Wort zur Wochenwende: Franziska Remdt über selbstauferlegte Zwänge

„Von seiner Fülle haben wir alle genommen Gnade um Gnade.“ Immer diese Wochensprüche, denke ich, während ich an meinem Schreibtisch sitze. Und die sollen uns was über das Leben erzählen? Dabei ist mein Kopf auch so schon voll.

Das alte wie das neue Jahr

Wer soll bitteschön meinen Schreibtisch aufräumen, der überquillt vor lauter Papier und Bücher? Und das, obwohl ich mir vorgenommen hatte, etwas mehr Ordnung im neuen Jahr zu halten. Wer hilft mir, mehr Sport zu machen, wo doch mein innerer Schweinehund immer was dagegen zu haben scheint. Und überhaupt geht doch das neue Jahr irgendwie genau so weiter, wie das alte aufgehört hat: Mit viel „Man müsste mal“. Dieses „Man-müsste-mal“ müsste man mal abschaffen und ersetzen durch „Ich lass das jetzt so“.

Warum denke ich nur immer, bestimmte Sachen müssten jetzt einfach sein? Ich muss jetzt aufräumen, weil ich schon seit zwei Wochen nicht aufgeräumt habe. Ich muss jetzt Sport machen, damit ich auf meine zweimal Sport in der Woche komme. Ich muss jetzt aufstehen, weil es ja schließlich schon 9 Uhr an einem Samstag ist und ich sonst heute gar nichts mehr schaffe. Ich muss immer gute Laune haben und lächeln. Ich muss immer pünktlich sein. Ich muss zu allen Einladungen immer „Ja“ sagen. Ich muss, ich muss, ich muss.
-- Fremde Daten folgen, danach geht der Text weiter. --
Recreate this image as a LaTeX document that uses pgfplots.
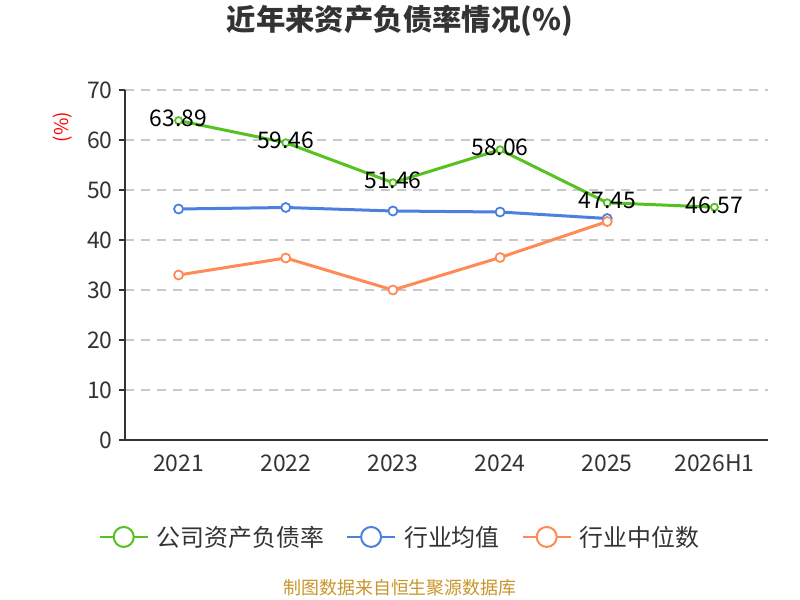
\documentclass[border=0pt]{standalone}
\usepackage{fontspec}
\setmainfont{Noto Sans CJK SC}
\usepackage{pgfplots}
\pgfplotsset{compat=1.18}
\definecolor{cgreen}{HTML}{56C21F}
\definecolor{cblue}{HTML}{4B7FE0}
\definecolor{corange}{HTML}{FF8A56}
\definecolor{axisgray}{HTML}{333333}
\definecolor{gridgray}{HTML}{C8C8C8}
\definecolor{footgold}{HTML}{C8962A}
\begin{document}
\begin{tikzpicture}
\path[use as bounding box] (0,0) rectangle (800bp,600bp);
\begin{axis}[
  at={(125bp,160bp)}, anchor=south west,
  scale only axis, width=643bp, height=350bp,
  xmin=-0.5, xmax=5.5, ymin=0, ymax=70,
  axis x line*=bottom, axis y line*=left,
  axis line style={draw=axisgray, line width=1.3bp},
  xtick={0,1,2,3,4,5},
  xticklabels={2021,2022,2023,2024,2025,2026H1},
  x tick style={draw=none},
  extra x ticks={-0.5,0.5,1.5,2.5,3.5,4.5,5.5},
  extra x tick labels={},
  extra x tick style={tick style={draw=axisgray, line width=1.3bp}},
  ytick={0,10,...,70},
  y tick style={draw=axisgray, line width=1.3bp},
  tick align=outside, major tick length=6bp,
  ymajorgrids, grid style={gridgray, dash pattern=on 9bp off 7bp, line width=1.8bp},
  /pgf/number format/assume math mode=true,
  tick label style={font=\fontsize{23}{26}\selectfont, text=axisgray},
  xticklabel style={yshift=-5bp},
  yticklabel style={xshift=-3bp},
  ylabel={(\%)},
  ylabel style={at={(axis description cs:-0.0964,0.894)}, anchor=center, font=\fontsize{19}{22}\selectfont, text=red},
  title={近年来资产负债率情况(\%)},
  title style={at={(axis description cs:0.4277,1.18)}, anchor=center, font=\fontsize{29.5}{34}\selectfont\bfseries, text=axisgray},
  legend style={at={(axis description cs:0.4277,-0.277)}, anchor=center, draw=none, fill=none,
    legend columns=-1, font=\fontsize{24}{28}\selectfont, text=axisgray,
    /tikz/every odd column/.append style={column sep=6bp},
    /tikz/every even column/.append style={column sep=20bp}},
  legend cell align=left,
  clip=false,
]
\addplot[cgreen, line width=3bp, mark=*, mark size=3.5bp, mark options={fill=white, line width=1.8bp},
  nodes near coords, point meta=explicit symbolic,
  every node near coord/.append style={anchor=center, yshift=2bp, text=black, font=\fontsize{23}{26}\selectfont},
  legend image code/.code={\draw[cgreen, line width=2bp] (0bp,0bp) -- (48bp,0bp); \draw[cgreen, line width=2bp, fill=white] (24bp,0bp) circle (10bp);}]
  coordinates {(0,63.89)[63.89] (1,59.46)[59.46] (2,51.46)[51.46] (3,58.06)[58.06] (4,47.45)[47.45] (5,46.57)[46.57]};
\addlegendentry{公司资产负债率}
\addplot[cblue, line width=3bp, mark=*, mark size=4.5bp, mark options={fill=white, line width=1.8bp},
  legend image code/.code={\draw[cblue, line width=2bp] (0bp,0bp) -- (48bp,0bp); \draw[cblue, line width=2bp, fill=white] (24bp,0bp) circle (10bp);}]
  coordinates {(0,46.2) (1,46.5) (2,45.8) (3,45.6) (4,44.3)};
\addlegendentry{行业均值}
\addplot[corange, line width=3bp, mark=*, mark size=4.5bp, mark options={fill=white, line width=1.8bp},
  legend image code/.code={\draw[corange, line width=2bp] (0bp,0bp) -- (48bp,0bp); \draw[corange, line width=2bp, fill=white] (24bp,0bp) circle (10bp);}]
  coordinates {(0,33.0) (1,36.4) (2,30.0) (3,36.5) (4,43.7)};
\addlegendentry{行业中位数}
\end{axis}
\node[font=\fontsize{18}{21}\selectfont, text=footgold] at (400bp,12bp) {制图数据来自恒生聚源数据库};
\end{tikzpicture}
\end{document}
Man muss nicht, man kann und darf

Der innere Hamster in meinem Kopf beginnt zu rennen und zu hetzen. Stopp! Ich sitze immer noch an meinem Schreibtisch vor meinem Computer und denke über den Wochenspruch nach. Wir haben Gnade bekommen. Schon längst. Von Gott. Und was das bedeutet, kann ich nur ahnen: Geh raus aus dem Hamsterrad und deinen Man-müsste-Mals. Trete ein Stück weg von all dem, was du meinst machen zu müssen und schau wenigstens ab und zu aus einer anderen Perspektive auf dein Leben – so wie Gott es tut.

Musst du wirklich? Oder meinst du nur, etwas zu müssen? Und entdecke dann, dass du vieles gar nicht musst. Vieles darfst du machen, wenn du möchtest, aber vieles darfst du auch lassen, denn du ahnst: So ist das, wenn Gott Gnade gibt. Dann bist du frei und darfst entscheiden. Und auch mal sagen: „Ich lass das jetzt so.“

Franziska Remdt ist Pfarrerin des Kirchengemeindeverbands Elxleben-Witzleben.